Exhibition at Bronze Dipped in Gold, Sprinted Tattooing Coalition, 2015

How do you identify and when did you begin identifying as such?

Culturally I identify as Latina. I identify as Queer and I only started doing that two years ago. Other than that I feel like I am too all over the place to be bogged down with any kind of identity. Things like printmaker or artist those forms of identity I try not to go too hard with because what ends up happening is if I fail as one I have an identity crisis. I try to have some breathing room. I think labels are important, I’m not trying to play that 14-year-old game where i say “Labels are for soup cans.” ha ha, but I feel like some kind of language to use to go through the world is important.

You are pretty submersed in the West Philly Queer arts and culture scene. What advice do you have for individuals who are looking to create safe spaces for themselves and other members of their community and subculture?

I ended up going to shows, knew my needs, found the people and got it. It wasn’t smooth - there were a lot of growing pains involved  and hard conversations to be had.There is definitely a high need to not tolerate bullshit. I feel like that's what a lot of art kids do - I feel like art kids tolerate microaggressions and silly comments from their rich white friends.  There needs to be intolerance - yay intolerance- for things that make you feel uncomfortable. Art is one way to do it. I definitely meet people from that zine I did, and the internet.

Tape Design, Drawing and Sticky Letters, 2015

How does the art that you create speak to social change?

I don’t know if it does at the moment. I always struggle with making this piece that has a message and everyone is going to revolt after seeing it. What happens is the fact that I am this person with this marginalized identity, making stuff and taking up space is enough, to some extent.
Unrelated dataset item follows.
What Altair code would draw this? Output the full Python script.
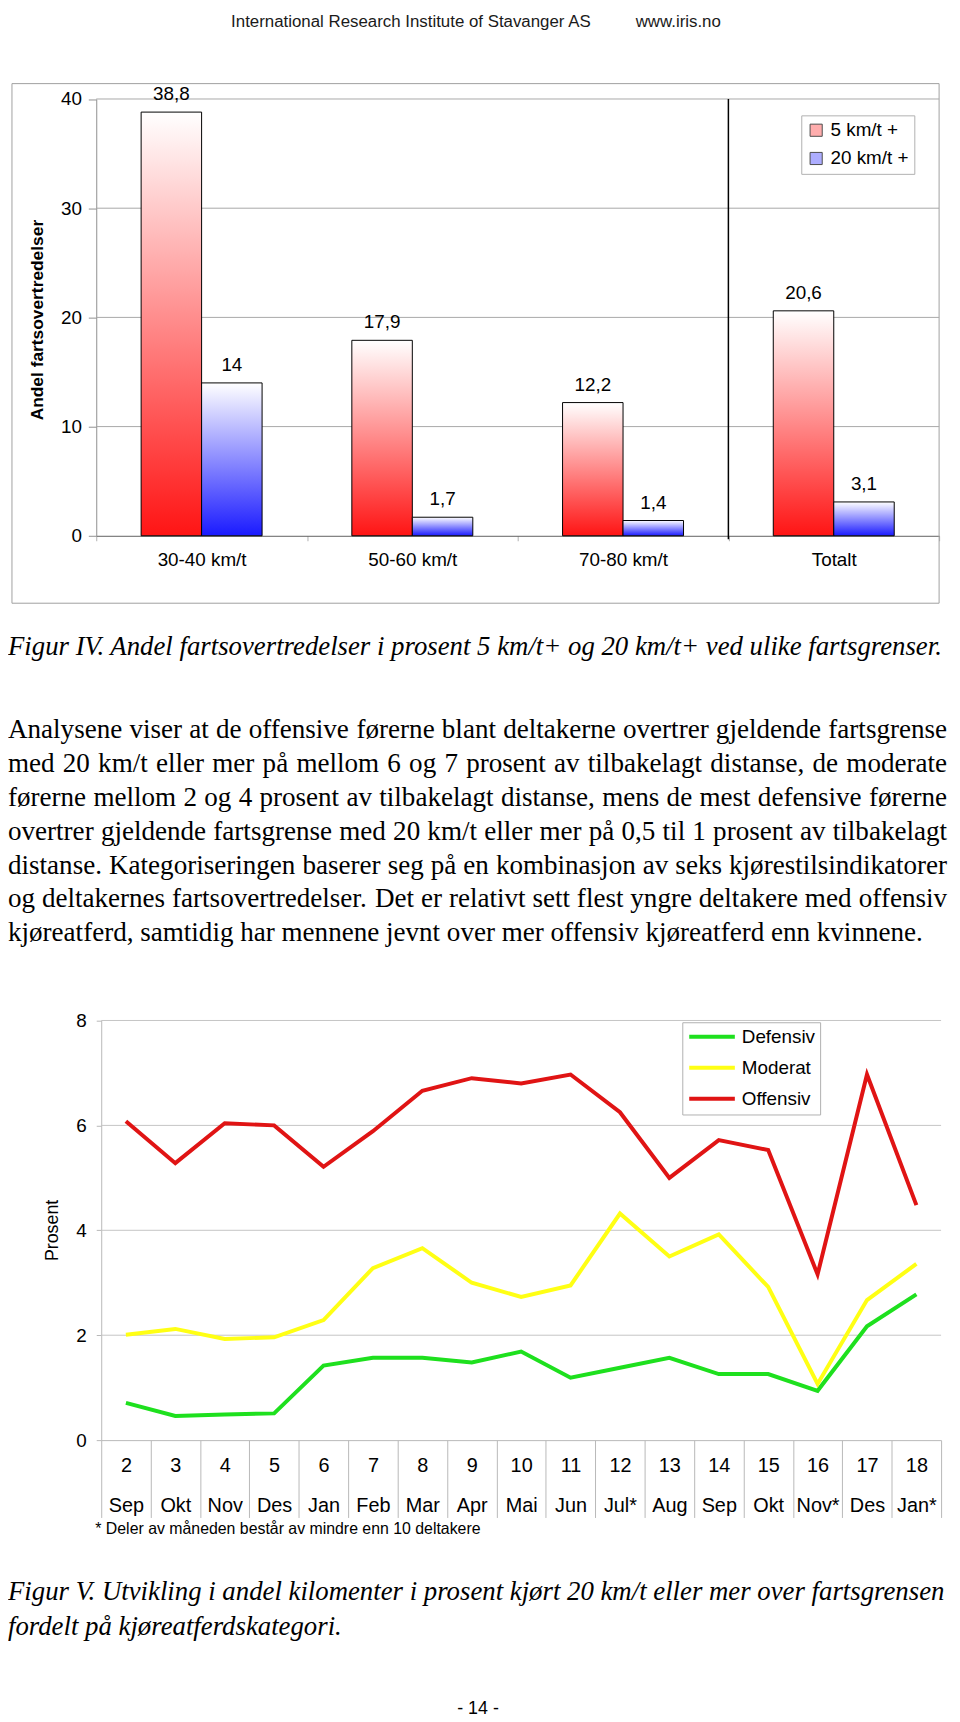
import altair as alt
import pandas as pd

# ---------------- data: Figur IV ----------------
speed_limits = ["30-40 km/t", "50-60 km/t", "70-80 km/t", "Totalt"]
over5 = [38.8, 17.9, 12.2, 20.6]
over20 = [14, 1.7, 1.4, 3.1]
bar_series = ["5 km/t +", "20 km/t +"]
bar_ticks = [0, 10, 20, 30, 40]

# ---------------- data: Figur V ----------------
week_numbers = ["2", "3", "4", "5", "6", "7", "8", "9", "10", "11", "12", "13", "14", "15", "16", "17", "18"]
months = ["Sep", "Okt", "Nov", "Des", "Jan", "Feb", "Mar", "Apr", "Mai", "Jun", "Jul*", "Aug", "Sep", "Okt", "Nov*", "Des", "Jan*"]
defensiv = [0.71, 0.46, 0.49, 0.51, 1.42, 1.57, 1.57, 1.48, 1.69, 1.19, 1.38, 1.57, 1.26, 1.26, 0.94, 2.17, 2.78]
moderat = [2.01, 2.12, 1.93, 1.96, 2.29, 3.28, 3.66, 3.00, 2.73, 2.95, 4.32, 3.50, 3.92, 2.92, 1.07, 2.67, 3.36]
offensiv = [6.08, 5.28, 6.04, 6.00, 5.21, 5.89, 6.66, 6.90, 6.80, 6.97, 6.25, 5.00, 5.72, 5.53, 3.16, 6.97, 4.48]
line_series = ["Defensiv", "Moderat", "Offensiv"]
line_ticks = [0, 2, 4, 6, 8]

# ---------------- page text ----------------
header_left = "International Research Institute of Stavanger AS"
header_right = "www.iris.no"
caption4 = "Figur IV. Andel fartsovertredelser i prosent 5 km/t+ og 20 km/t+ ved ulike fartsgrenser."
paragraph_lines = [
    "Analysene viser at de offensive førerne blant deltakerne overtrer gjeldende fartsgrense",
    "med 20 km/t eller mer på mellom 6 og 7 prosent av tilbakelagt distanse, de moderate",
    "førerne mellom 2 og 4 prosent av tilbakelagt distanse, mens de mest defensive førerne",
    "overtrer gjeldende fartsgrense med 20 km/t eller mer på 0,5 til 1 prosent av tilbakelagt",
    "distanse. Kategoriseringen baserer seg på en kombinasjon av seks kjørestilsindikatorer",
    "og deltakernes fartsovertredelser. Det er relativt sett flest yngre deltakere med offensiv",
    "kjøreatferd, samtidig har mennene jevnt over mer offensiv kjøreatferd enn kvinnene.",
]
footnote = "* Deler av måneden består av mindre enn 10 deltakere"
caption5_lines = [
    "Figur V. Utvikling i andel kilomenter i prosent kjørt 20 km/t eller mer over fartsgrensen",
    "fordelt på kjøreatferdskategori.",
]
page_number = "- 14 -"

W, H = 952, 1714
SANS = "Liberation Sans, Arial, Helvetica, sans-serif"
SERIF = "Liberation Serif, Times New Roman, serif"
PARA_SIZE = 27.3
PARA_RIGHT = 947

# Times (Liberation Serif) advance widths, 1/1000 em, used to justify the paragraph
_TW = {" ": 250, ",": 250, ".": 250, "-": 333, "/": 278, "+": 564, "*": 500}
_TW.update({d: 500 for d in "0123456789"})
_TW.update(dict(zip("ABCDEFGHIJKLMNOPQRSTUVWXYZ",
                    [722, 667, 667, 722, 611, 556, 722, 722, 333, 389, 722, 611, 889,
                     722, 722, 556, 722, 667, 556, 611, 722, 722, 944, 722, 722, 611])))
_TW.update(dict(zip("abcdefghijklmnopqrstuvwxyz",
                    [444, 500, 444, 500, 444, 333, 500, 500, 278, 278, 500, 278, 778,
                     500, 500, 500, 500, 333, 389, 278, 500, 500, 722, 500, 500, 444])))
_TW.update({"ø": 500, "å": 444, "æ": 667})


def text_width(s, size):
    return sum(_TW.get(ch, 500) for ch in s) * size / 1000.0


def fmt(v):
    return f"{v:g}".replace(".", ",")


# ================= Figur IV (bar chart) =================
rows = []
for c, a, b in zip(speed_limits, over5, over20):
    rows.append({"cat": c, "series": bar_series[0], "value": a, "label": fmt(a)})
    rows.append({"cat": c, "series": bar_series[1], "value": b, "label": fmt(b)})
bar_df = pd.DataFrame(rows)

BAR_Y0, BAR_Y40 = 525, 84.5
x_scale_bar = alt.Scale(domain=speed_limits, range=[89, 939], padding=0)
x_axis_bar = alt.Axis(orient="bottom", offset=BAR_Y0 - H, title=None, labelAngle=0,
                      labelFontSize=19, labelPadding=10, tickBand="extent", tickSize=5,
                      tickColor="#b0b0b0", domainColor="#606060", labelOverlap=False)
bx = alt.X("cat:N", sort=speed_limits, scale=x_scale_bar, axis=x_axis_bar)
bx_edge = alt.X("cat:N", sort=speed_limits, scale=x_scale_bar, axis=x_axis_bar, bandPosition=0)
by = alt.Y("value:Q", scale=alt.Scale(domain=[0, 40], range=[BAR_Y0, BAR_Y40], nice=False),
           axis=alt.Axis(orient="left", offset=-89, values=bar_ticks, tickSize=8,
                         tickColor="#909090", domainColor="#909090", labelFontSize=19,
                         labelPadding=7, title="Andel fartsovertredelser", titleFont=SANS,
                         titleFontWeight="bold", titleFontSize=17.5, titleX=-59, titleY=307,
                         titleAngle=270, titleBaseline="middle", titleAlign="center"))
bxo = alt.XOffset("series:N", sort=bar_series,
                  scale=alt.Scale(domain=bar_series, paddingInner=0, paddingOuter=0.742))

red_grad = {"gradient": "linear", "x1": 0, "y1": 0, "x2": 0, "y2": 1,
            "stops": [{"offset": 0, "color": "#ffffff"}, {"offset": 1, "color": "#ff1414"}]}
blue_grad = {"gradient": "linear", "x1": 0, "y1": 0, "x2": 0, "y2": 1,
             "stops": [{"offset": 0, "color": "#ffffff"}, {"offset": 1, "color": "#1a1aff"}]}

frame = alt.Chart(pd.DataFrame({"k": [0]})).mark_rect(
    fillOpacity=0, stroke="#a0a0a0", strokeWidth=1
).encode(x=alt.value(4), x2=alt.value(939), y=alt.value(69), y2=alt.value(593))

bar_grid = alt.Chart(pd.DataFrame({"value": bar_ticks[1:]})).mark_rule(
    color="#a8a8a8", strokeWidth=1
).encode(y=by, x=alt.value(89), x2=alt.value(939))

bars5 = alt.Chart(bar_df).transform_filter(
    alt.datum.series == bar_series[0]
).mark_bar(fill=red_grad, stroke="black", strokeWidth=1).encode(x=bx, xOffset=bxo, y=by)

bars20 = alt.Chart(bar_df).transform_filter(
    alt.datum.series == bar_series[1]
).mark_bar(fill=blue_grad, stroke="black", strokeWidth=1).encode(x=bx, xOffset=bxo, y=by)

bar_labels = alt.Chart(bar_df).mark_text(
    baseline="alphabetic", dy=-12, fontSize=19, font=SANS, color="black"
).encode(x=bx, xOffset=bxo, y=by, text="label:N")

divider = alt.Chart(pd.DataFrame({"cat": ["Totalt"]})).mark_rule(
    color="black", strokeWidth=1.5
).encode(x=bx_edge, y=alt.value(BAR_Y40), y2=alt.value(BAR_Y0 + 3.6))

bar_legend = alt.Chart(bar_df).transform_filter("false").mark_square().encode(
    color=alt.Color("series:N", scale=alt.Scale(domain=bar_series, range=["#ff8a8a", "#8a8aff"]),
                    legend=alt.Legend(orient="none", legendX=800, legendY=101, title=None,
                                      symbolType="square", symbolSize=150,
                                      symbolStrokeColor="black", symbolStrokeWidth=1,
                                      labelFontSize=19, labelOffset=5, rowPadding=8.5,
                                      padding=5.5, clipHeight=19, strokeColor="#b0b0b0",
                                      fillColor="white"))
)

bar_chart = alt.layer(frame, bar_grid, bars5, bars20, bar_labels, divider, bar_legend)

# ================= Figur V (line chart) =================
keys = [f"{n}|{m}" for n, m in zip(week_numbers, months)]
lrows = []
for name, vals in zip(line_series, [defensiv, moderat, offensiv]):
    for i, (k, v) in enumerate(zip(keys, vals)):
        lrows.append({"key": k, "series": name, "value": v, "idx": i})
line_df = pd.DataFrame(lrows)

LINE_Y0, LINE_Y8 = 1437, 1013.8
lx = alt.X("key:N", sort=keys, bandPosition=0.5,
           scale=alt.Scale(type="band", domain=keys, range=[94, 941], padding=0),
           axis=alt.Axis(orient="bottom", offset=LINE_Y0 - H, title=None, labelAngle=0,
                         labelExpr="split(datum.label, '|')", labelFontSize=20,
                         labelLineHeight=40.4, tickBand="extent", tickSize=78,
                         labelPadding=-62.2, tickColor="#b8b8b8", domainColor="#b8b8b8",
                         labelOverlap=False))
ly = alt.Y("value:Q", scale=alt.Scale(domain=[0, 8], range=[LINE_Y0, LINE_Y8], nice=False),
           axis=alt.Axis(orient="left", offset=-94, values=line_ticks, tickSize=5,
                         tickColor="#b8b8b8", domainColor="#b8b8b8", labelFontSize=19,
                         labelPadding=10, title="Prosent", titleFontSize=18,
                         titleFontWeight="normal", titleX=-49, titleY=1225, titleAngle=270,
                         titleBaseline="middle", titleAlign="center"))

line_grid = alt.Chart(pd.DataFrame({"value": line_ticks[1:]})).mark_rule(
    color="#c4c4c4", strokeWidth=1
).encode(y=ly, x=alt.value(94), x2=alt.value(941))

lines = alt.Chart(line_df).mark_line(strokeWidth=4).encode(
    x=lx, y=ly, order=alt.Order("idx:Q"),
    color=alt.Color("series:N", sort=line_series,
                    scale=alt.Scale(domain=line_series, range=["#1ee01e", "#ffff14", "#e01414"]),
                    legend=alt.Legend(orient="none", legendX=680, legendY=1015.6, title=None,
                                      symbolType="stroke", symbolSize=2116,
                                      symbolStrokeWidth=4, labelFontSize=19, labelOffset=5,
                                      rowPadding=11.3, padding=5, clipHeight=19,
                                      strokeColor="#b0b0b0", fillColor="white"))
)

line_chart = alt.layer(line_grid, lines)

# ================= page text =================
def single_text(txt, x, y, size, font, align="left", style=None, color="black"):
    kw = dict(align=align, baseline="alphabetic", fontSize=size, font=font, color=color)
    if style:
        kw["fontStyle"] = style
    return alt.Chart(pd.DataFrame({"t": [txt]})).mark_text(**kw).encode(
        text="t:N", x=alt.value(x), y=alt.value(y))


hdr1 = single_text(header_left, 225, 12, 17, SANS, color="#1a1a1a")
hdr2 = single_text(header_right, 633, 12, 17, SANS, color="#1a1a1a")
cap4 = single_text(caption4, 0, 645, 27, SERIF, style="italic")

# justified paragraph: every line but the last is spread to the right margin
word_rows = []
for li, line in enumerate(paragraph_lines):
    words = line.split(" ")
    if li == len(paragraph_lines) - 1:
        word_rows.append({"line": li, "t": line, "xpos": 0.0, "last": False})
        continue
    widths = [text_width(w, PARA_SIZE) for w in words]
    gap = (PARA_RIGHT - sum(widths)) / (len(words) - 1)
    xpos = 0.0
    for wi, (w, wd) in enumerate(zip(words, widths)):
        is_last = wi == len(words) - 1
        word_rows.append({"line": li, "t": w, "xpos": PARA_RIGHT if is_last else xpos, "last": is_last})
        xpos += wd + gap
words_df = pd.DataFrame(word_rows)
para_y = alt.Y("line:Q", scale=alt.Scale(domain=[0, 6], range=[729, 934]), axis=None)
para_x = alt.X("xpos:Q", scale=None, axis=None)

para_left = alt.Chart(words_df).transform_filter("!datum.last").mark_text(
    align="left", baseline="alphabetic", fontSize=PARA_SIZE, font=SERIF, color="black"
).encode(text="t:N", x=para_x, y=para_y)
para_right = alt.Chart(words_df).transform_filter("datum.last").mark_text(
    align="right", baseline="alphabetic", fontSize=PARA_SIZE, font=SERIF, color="black"
).encode(text="t:N", x=para_x, y=para_y)
para = alt.layer(para_left, para_right)

foot = single_text(footnote, 88, 1532, 16, SANS)

cap5 = alt.Chart(pd.DataFrame({"line": [0, 1], "t": caption5_lines})).mark_text(
    align="left", baseline="alphabetic", fontSize=27, font=SERIF, fontStyle="italic", color="black"
).encode(text="t:N", x=alt.value(0),
         y=alt.Y("line:Q", scale=alt.Scale(domain=[0, 1], range=[1598, 1634]), axis=None))

pnum = single_text(page_number, 474, 1713, 18, SANS, align="center")

chart = alt.layer(
    bar_chart, line_chart, hdr1, hdr2, cap4, para, foot, cap5, pnum
).resolve_scale(
    x="independent", y="independent", color="independent"
).properties(
    width=W, height=H, autosize=alt.AutoSizeParams(type="none"), padding=0
).configure_view(
    strokeWidth=0
).configure_axis(
    labelFont=SANS, titleFont=SANS, labelColor="black", titleColor="black", grid=False
).configure_legend(
    labelFont=SANS, labelColor="black"
)

chart.save("out.html", embed_options={"renderer": "svg", "actions": False})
I just kind of hope to work off of that.

Do you feel like any marginalized person who creates art, that their art will automatically have a political statement with in it just because of who they are?

More or less. It also depends on where it's at. The big ignorant statement that comes out of a lot of people mouth's is that “Artist are the ones causing gentrification.” Artists, Homos, and white people are all responsible for gentrification. They are strictly thinking of art school, art world. It depends on the space that the art takes up - there are artist that already exist in neighborhoods before gentrification comes through.

What are some things that you plan to achieve with your art in the future?

I really care about opening up a print shop, because I want to make screen printing accessible and I think a printing press is really important for getting information out - it always has been. When you think about the history of prints it has always been a large history of radical prints and posters. The thing about having a print shop that is accessible to the community is that you can do it in a more discreet way. If you want to make a radical poster and want no one to know it's you, it's possible.

Do you think that art can change the world?

Art has always been a form of communication. One way people define art is translating raw experience into a different medium. I think that looking to artist, maybe not the crappy ones who smoke too much cigarettes and go to class high, to create a sense of how an autonomous society can exist is good. If art disappeared tomorrow I am pretty sure many people wouldn’t know what to do.